Kill List
Título original: Kill List
País y año: Reino Unido, 2011
Dirección: Ben Wheatley
Intérpretes: Neil Maskell, MyAnna Buring, Michael Smiley
Guión: Ben Wheatley, Amy JumpKill List tiene la más que merecida reputación de ser una película inclasificable: ¿nos encontramos ante una nueva muestra de folk horror británico? ¿Se trata de drama familiar contado en clave de thriller? ¿O es una película de terror puro y duro? Se ha hablado de sus escenas ultraviolentas, la huida de algunos espectadores desprevenidos durante su proyección o el impacto que ha causado incluso en los fans más acérrimos del cine extremo.
Lo cierto es que hay un tipo de películas que uno se decide a ver simplemente por la polémica que han causado, y Kill List, al igual que Martyrs o Irréversible, se beneficia de esa publicidad gratuita que es la controversia. Pero también se dan contadas ocasiones en las que el morbo viene acompañado de una buena película. Kill List es una experiencia tan única y extraña que la polémica que la rodea acaba por convertirse en simple anécdota.
La película comienza como un típico drama costumbrista británico que se podría comparar a la vertiente más oscura del cine del Mike Leigh. Las primeras escenas nos muestran las broncas domésticas entre Jay y Shel, un matrimonio con problemas económicos que parece incapaz de tener cinco minutos de paz, incluso ante la presencia de su hijo de siete años. Una noche invitan a cenar a Gal, un viejo amigo de la pareja, motivo que este aprovecha para presentar a su nueva novia. Ya en la mesa, la imposibilidad de mantener las apariencias entre Jay y Shel se hace evidente en una conversación de una tensión insoportable, que acaba estallando en gritos y platos volando por los aires. La violencia es palpable, y el realismo tan impactante como en el más logrado drama del movimiento kitchen sink británico. Tras esta intensísima escena, el director Ben Wheatley ya nos tiene agarrados por el cuello. Y poco tardará en asestar el siguiente golpe.

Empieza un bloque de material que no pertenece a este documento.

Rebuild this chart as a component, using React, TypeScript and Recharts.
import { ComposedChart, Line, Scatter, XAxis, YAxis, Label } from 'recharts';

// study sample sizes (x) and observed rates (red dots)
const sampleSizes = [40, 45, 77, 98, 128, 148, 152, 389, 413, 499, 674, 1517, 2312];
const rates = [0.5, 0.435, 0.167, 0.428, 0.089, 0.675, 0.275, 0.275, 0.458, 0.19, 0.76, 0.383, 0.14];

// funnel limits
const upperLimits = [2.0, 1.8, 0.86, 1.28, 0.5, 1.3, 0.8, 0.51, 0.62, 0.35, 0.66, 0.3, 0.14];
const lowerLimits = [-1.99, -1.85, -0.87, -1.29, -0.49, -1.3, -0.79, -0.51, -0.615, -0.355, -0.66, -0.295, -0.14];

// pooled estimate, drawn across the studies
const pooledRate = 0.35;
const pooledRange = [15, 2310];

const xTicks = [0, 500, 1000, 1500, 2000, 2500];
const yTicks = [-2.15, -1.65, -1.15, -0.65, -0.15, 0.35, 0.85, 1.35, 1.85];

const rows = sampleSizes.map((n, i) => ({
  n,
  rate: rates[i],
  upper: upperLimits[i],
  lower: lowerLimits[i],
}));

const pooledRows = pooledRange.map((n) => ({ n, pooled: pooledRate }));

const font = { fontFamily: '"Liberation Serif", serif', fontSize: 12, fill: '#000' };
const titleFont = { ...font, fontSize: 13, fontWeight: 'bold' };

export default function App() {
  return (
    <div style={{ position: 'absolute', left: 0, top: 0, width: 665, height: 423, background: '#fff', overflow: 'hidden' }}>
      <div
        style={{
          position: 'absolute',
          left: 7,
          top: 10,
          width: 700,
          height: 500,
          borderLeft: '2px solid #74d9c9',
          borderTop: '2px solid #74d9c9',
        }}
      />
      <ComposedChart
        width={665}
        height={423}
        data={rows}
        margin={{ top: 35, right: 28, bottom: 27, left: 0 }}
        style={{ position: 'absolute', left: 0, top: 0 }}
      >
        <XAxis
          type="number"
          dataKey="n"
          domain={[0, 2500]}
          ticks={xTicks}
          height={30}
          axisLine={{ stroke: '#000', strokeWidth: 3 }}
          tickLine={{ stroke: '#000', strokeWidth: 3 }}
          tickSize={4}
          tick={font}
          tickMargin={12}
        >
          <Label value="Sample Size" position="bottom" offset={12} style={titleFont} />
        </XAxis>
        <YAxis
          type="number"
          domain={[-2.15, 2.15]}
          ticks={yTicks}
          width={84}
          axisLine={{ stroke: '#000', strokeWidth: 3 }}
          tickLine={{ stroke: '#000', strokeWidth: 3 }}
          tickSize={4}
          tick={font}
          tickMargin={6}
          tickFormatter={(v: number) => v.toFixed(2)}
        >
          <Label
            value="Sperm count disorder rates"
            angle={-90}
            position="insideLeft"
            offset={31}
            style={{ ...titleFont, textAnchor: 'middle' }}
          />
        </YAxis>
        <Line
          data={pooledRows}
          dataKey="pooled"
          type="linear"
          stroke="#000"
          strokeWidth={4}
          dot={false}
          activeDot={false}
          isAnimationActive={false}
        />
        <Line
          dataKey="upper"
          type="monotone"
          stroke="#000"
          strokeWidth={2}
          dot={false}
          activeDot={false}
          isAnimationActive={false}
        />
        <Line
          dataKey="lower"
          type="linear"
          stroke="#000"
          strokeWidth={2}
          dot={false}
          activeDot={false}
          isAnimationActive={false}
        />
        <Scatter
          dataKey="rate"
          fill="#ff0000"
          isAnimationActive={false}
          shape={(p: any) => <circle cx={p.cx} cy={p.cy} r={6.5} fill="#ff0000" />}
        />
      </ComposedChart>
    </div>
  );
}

Gal aprovecha un momento a solas con Jay para ofrecerle un trabajo que le sacará de sus penurias económicas. Ambos son exsoldados dedicados al negocio de los asesinatos a sueldo, con un pasado violento que prefieren no recordar. Pero Jay sabe que es hora de olvidarse de antiguos traumas y de volver a ponerse el "uniforme" si quiere que su vida vuelva a la normalidad. Tras ponerse en contacto con los nuevos clientes y a pesar de constatar que todo lo que rodea al nuevo encargo parece incluso más turbio de lo habitual, Jay y Gal se disponen a cumplir de forma profesional y liquidar a las personas que aparecen en su nueva lista.

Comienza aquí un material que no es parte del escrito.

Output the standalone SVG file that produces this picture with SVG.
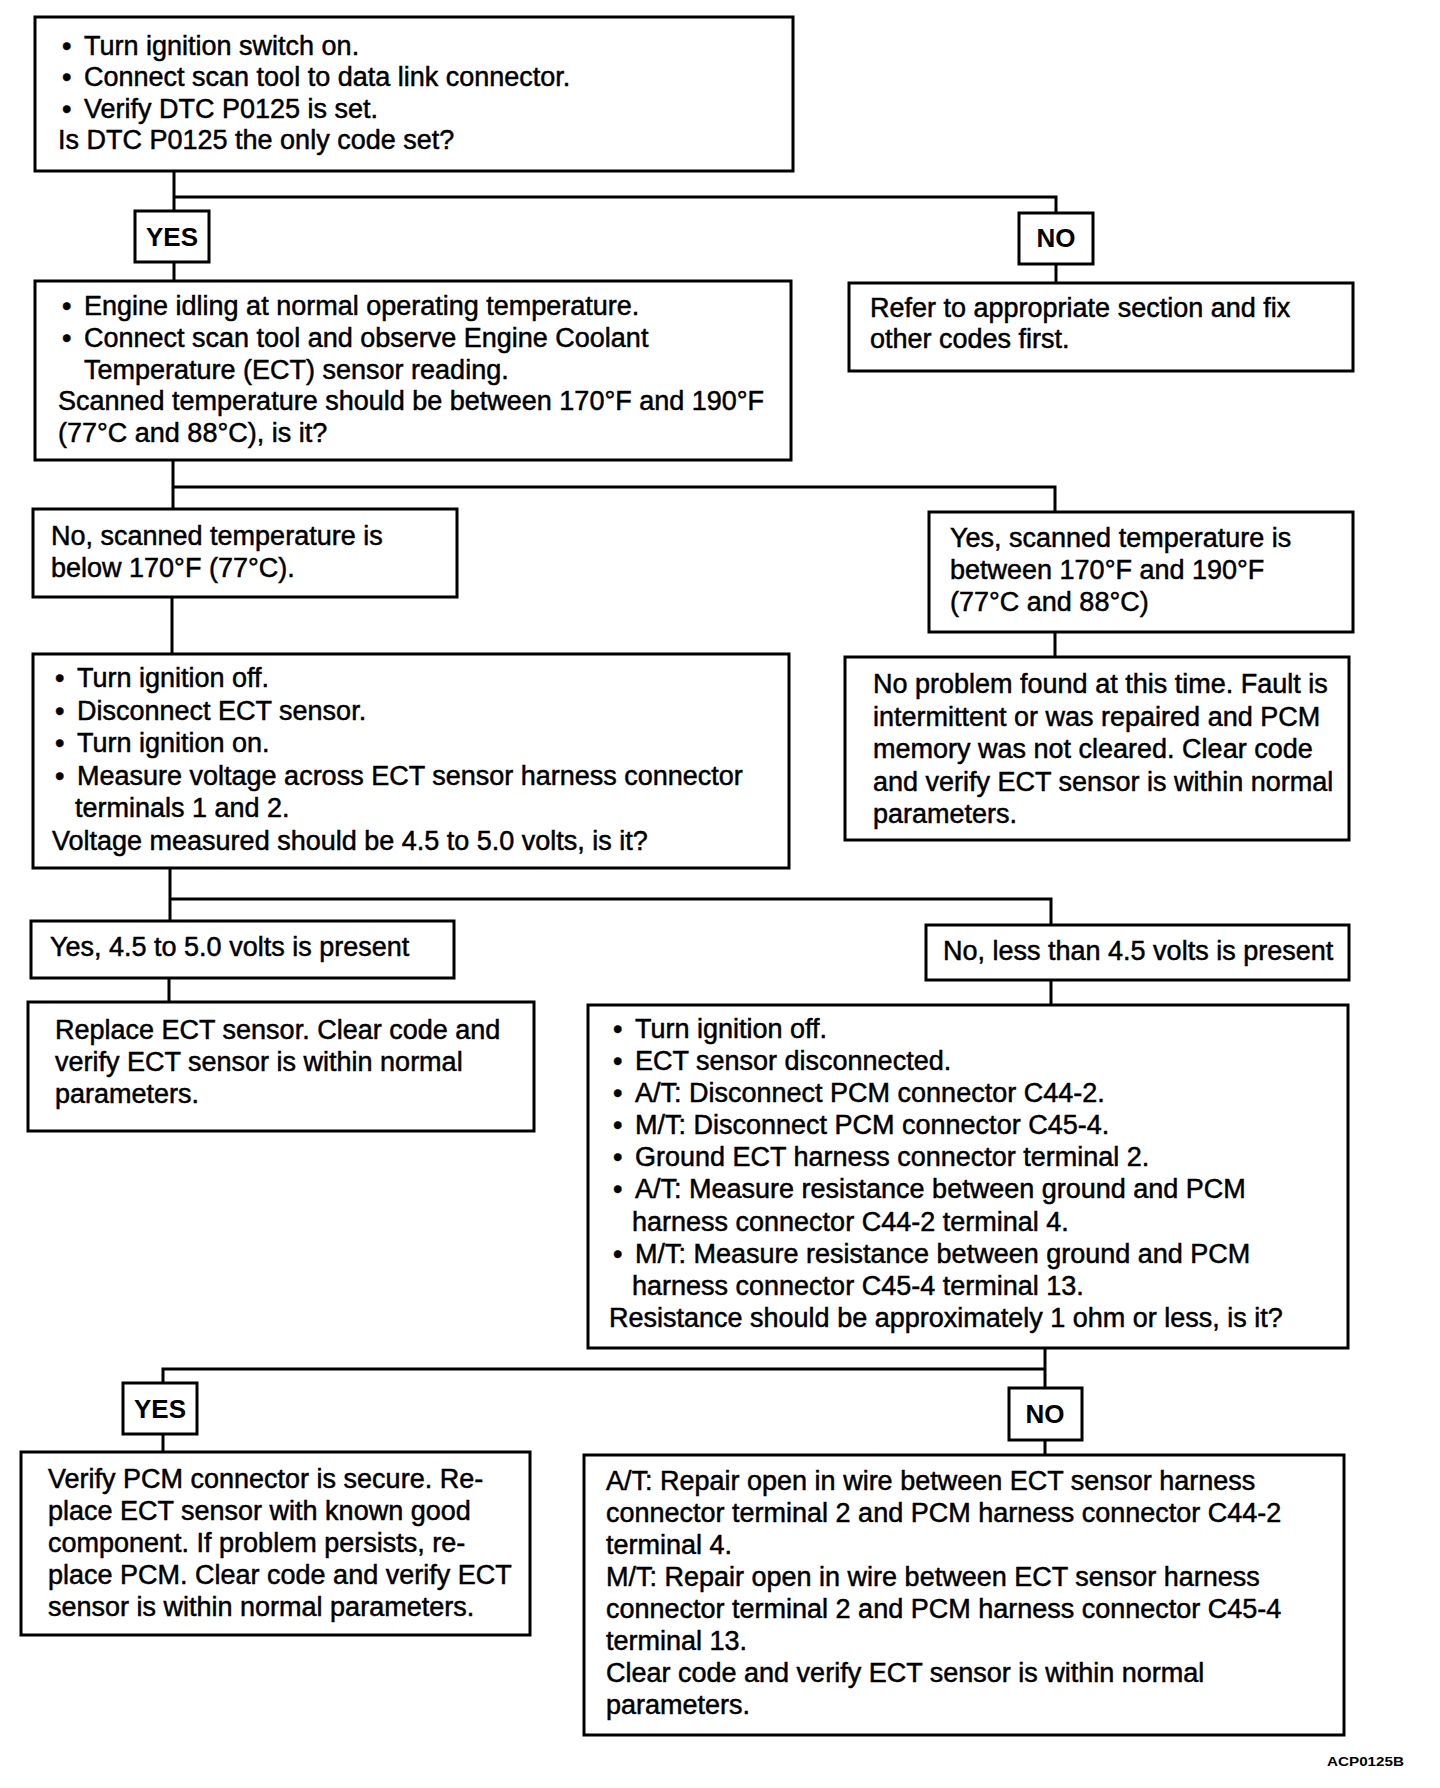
<svg xmlns="http://www.w3.org/2000/svg" width="1440" height="1788" viewBox="0 0 1440 1788">
<style>
.box{fill:#fff;stroke:#000;stroke-width:3}
.t{font-family:"Liberation Sans",Arial,Helvetica,sans-serif;font-size:27px;fill:#000;stroke:#000;stroke-width:0.5}
.lab{font-family:"Liberation Sans",Arial,Helvetica,sans-serif;font-size:26px;font-weight:bold;fill:#000;text-anchor:middle}
.con{fill:none;stroke:#000;stroke-width:3}
</style>
<rect width="1440" height="1788" fill="#fff"/>
<g id="connectors">
<path class="con" d="M174 171V211M174 197H1056V213M174 262V281M1056 264V283"/>
<path class="con" d="M173 460V509M173 487H1055V512M172 597V654M1055 632V657"/>
<path class="con" d="M170 868V921M170 899H1051V925M169 978V1002M1051 980V1005"/>
<path class="con" d="M1045 1348V1388M1045 1369H163V1383M163 1434V1452M1045 1440V1455"/>
</g>
<g id="n1">
<rect class="box" x="35" y="17" width="758" height="154"/>
<text class="t"><tspan x="62" y="55">•</tspan><tspan x="84" y="55">Turn ignition switch on.</tspan></text>
<text class="t"><tspan x="62" y="86">•</tspan><tspan x="84" y="86">Connect scan tool to data link connector.</tspan></text>
<text class="t"><tspan x="62" y="118">•</tspan><tspan x="84" y="118">Verify DTC P0125 is set.</tspan></text>
<text class="t" x="58" y="149">Is DTC P0125 the only code set?</text>
</g>
<g id="yes1">
<rect class="box" x="135" y="211" width="74" height="51"/>
<text class="lab" x="172" y="246">YES</text>
</g>
<g id="no1">
<rect class="box" x="1019" y="213" width="74" height="51"/>
<text class="lab" x="1056" y="247">NO</text>
</g>
<g id="n2">
<rect class="box" x="35" y="281" width="756" height="179"/>
<text class="t"><tspan x="62" y="315">•</tspan><tspan x="84" y="315">Engine idling at normal operating temperature.</tspan></text>
<text class="t"><tspan x="62" y="347">•</tspan><tspan x="84" y="347">Connect scan tool and observe Engine Coolant</tspan></text>
<text class="t" x="84" y="379">Temperature (ECT) sensor reading.</text>
<text class="t" x="58" y="410">Scanned temperature should be between 170°F and 190°F</text>
<text class="t" x="58" y="442">(77°C and 88°C), is it?</text>
</g>
<g id="n3">
<rect class="box" x="849" y="283" width="504" height="88"/>
<text class="t" x="870" y="317">Refer to appropriate section and fix</text>
<text class="t" x="870" y="348">other codes first.</text>
</g>
<g id="n4">
<rect class="box" x="33" y="509" width="424" height="88"/>
<text class="t" x="51" y="545">No, scanned temperature is</text>
<text class="t" x="51" y="577">below 170°F (77°C).</text>
</g>
<g id="n5">
<rect class="box" x="929" y="512" width="424" height="120"/>
<text class="t" x="950" y="547">Yes, scanned temperature is</text>
<text class="t" x="950" y="579">between 170°F and 190°F</text>
<text class="t" x="950" y="611">(77°C and 88°C)</text>
</g>
<g id="n6">
<rect class="box" x="33" y="654" width="756" height="214"/>
<text class="t"><tspan x="55" y="687">•</tspan><tspan x="77" y="687">Turn ignition off.</tspan></text>
<text class="t"><tspan x="55" y="720">•</tspan><tspan x="77" y="720">Disconnect ECT sensor.</tspan></text>
<text class="t"><tspan x="55" y="752">•</tspan><tspan x="77" y="752">Turn ignition on.</tspan></text>
<text class="t"><tspan x="55" y="785">•</tspan><tspan x="77" y="785">Measure voltage across ECT sensor harness connector</tspan></text>
<text class="t" x="75" y="817">terminals 1 and 2.</text>
<text class="t" x="52" y="850">Voltage measured should be 4.5 to 5.0 volts, is it?</text>
</g>
<g id="n7">
<rect class="box" x="845" y="657" width="504" height="183"/>
<text class="t" x="873" y="693">No problem found at this time. Fault is</text>
<text class="t" x="873" y="726">intermittent or was repaired and PCM</text>
<text class="t" x="873" y="758">memory was not cleared. Clear code</text>
<text class="t" x="873" y="791">and verify ECT sensor is within normal</text>
<text class="t" x="873" y="823">parameters.</text>
</g>
<g id="n8">
<rect class="box" x="31" y="921" width="423" height="57"/>
<text class="t" x="50" y="956">Yes, 4.5 to 5.0 volts is present</text>
</g>
<g id="n9">
<rect class="box" x="926" y="925" width="423" height="55"/>
<text class="t" x="943" y="960">No, less than 4.5 volts is present</text>
</g>
<g id="n10">
<rect class="box" x="28" y="1002" width="506" height="129"/>
<text class="t" x="55" y="1039">Replace ECT sensor. Clear code and</text>
<text class="t" x="55" y="1071">verify ECT sensor is within normal</text>
<text class="t" x="55" y="1103">parameters.</text>
</g>
<g id="n11">
<rect class="box" x="588" y="1005" width="760" height="343"/>
<text class="t"><tspan x="613" y="1038">•</tspan><tspan x="635" y="1038">Turn ignition off.</tspan></text>
<text class="t"><tspan x="613" y="1070">•</tspan><tspan x="635" y="1070">ECT sensor disconnected.</tspan></text>
<text class="t"><tspan x="613" y="1102">•</tspan><tspan x="635" y="1102">A/T: Disconnect PCM connector C44-2.</tspan></text>
<text class="t"><tspan x="613" y="1134">•</tspan><tspan x="635" y="1134">M/T: Disconnect PCM connector C45-4.</tspan></text>
<text class="t"><tspan x="613" y="1166">•</tspan><tspan x="635" y="1166">Ground ECT harness connector terminal 2.</tspan></text>
<text class="t"><tspan x="613" y="1198">•</tspan><tspan x="635" y="1198">A/T: Measure resistance between ground and PCM</tspan></text>
<text class="t" x="632" y="1231">harness connector C44-2 terminal 4.</text>
<text class="t"><tspan x="613" y="1263">•</tspan><tspan x="635" y="1263">M/T: Measure resistance between ground and PCM</tspan></text>
<text class="t" x="632" y="1295">harness connector C45-4 terminal 13.</text>
<text class="t" x="609" y="1327">Resistance should be approximately 1 ohm or less, is it?</text>
</g>
<g id="yes2">
<rect class="box" x="123" y="1383" width="74" height="51"/>
<text class="lab" x="160" y="1418">YES</text>
</g>
<g id="no2">
<rect class="box" x="1009" y="1388" width="73" height="52"/>
<text class="lab" x="1045" y="1423">NO</text>
</g>
<g id="n12">
<rect class="box" x="21" y="1452" width="509" height="183"/>
<text class="t" x="48" y="1488">Verify PCM connector is secure. Re-</text>
<text class="t" x="48" y="1520">place ECT sensor with known good</text>
<text class="t" x="48" y="1552">component. If problem persists, re-</text>
<text class="t" x="48" y="1584">place PCM. Clear code and verify ECT</text>
<text class="t" x="48" y="1616">sensor is within normal parameters.</text>
</g>
<g id="n13">
<rect class="box" x="584" y="1455" width="760" height="280"/>
<text class="t" x="606" y="1490">A/T: Repair open in wire between ECT sensor harness</text>
<text class="t" x="606" y="1522">connector terminal 2 and PCM harness connector C44-2</text>
<text class="t" x="606" y="1554">terminal 4.</text>
<text class="t" x="606" y="1586">M/T: Repair open in wire between ECT sensor harness</text>
<text class="t" x="606" y="1618">connector terminal 2 and PCM harness connector C45-4</text>
<text class="t" x="606" y="1650">terminal 13.</text>
<text class="t" x="606" y="1682">Clear code and verify ECT sensor is within normal</text>
<text class="t" x="606" y="1714">parameters.</text>
</g>
<text x="1327" y="1766" font-family="Liberation Sans, Arial, sans-serif" font-size="13" font-weight="bold" textLength="77" lengthAdjust="spacingAndGlyphs">ACP0125B</text>
</svg>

Hasta este momento, la película consigue provocar de forma muy sutil un malestar constante, como si anticipáramos la presencia de una amenaza que todavía desconocemos. Aunque es obvio que en algún momento las cosas se van a torcer de verdad, desde el principio se experimenta un terror difícil de describir, no como el que nos encontramos en una película de género, sino mucho más real. Wheatley consigue crear una atmósfera aterradora que provoca un miedo muy difícil de describir, una aprensión irracional ante algo que todavía no hemos visto: algo así como ese miedo claustrofóbico que Kubrick plasmó en El Resplandor. Y lo logra no sólo introduciendo elementos inquietantes como una banda sonora de lo más atípica, o un montaje que salta de intensas escenas dramáticas a otras que parecen (en principio) insustanciales, o dejando la pantalla en negro por segundos; también lo consigue a través del realismo con el que están elaborados los personajes y la negatividad extrema que exhibe su protagonista principal.
A partir del momento en el que Jay y Gal se ponen manos a la obra, esta amenaza va tomando forma, va creciendo poco a poco, pero sin que aún sepamos qué es exactamente. La violencia (sin paliativos, brutal) irrumpe en la historia, desencadenando más violencia y provocando el descenso a los infiernos de Jay, que se deja llevar cada vez más por sus instintos asesinos. El inesperado, bizarro y espectacular final no hará más que aumentar la sensación de desolación e impotencia que impregna el resto de la película.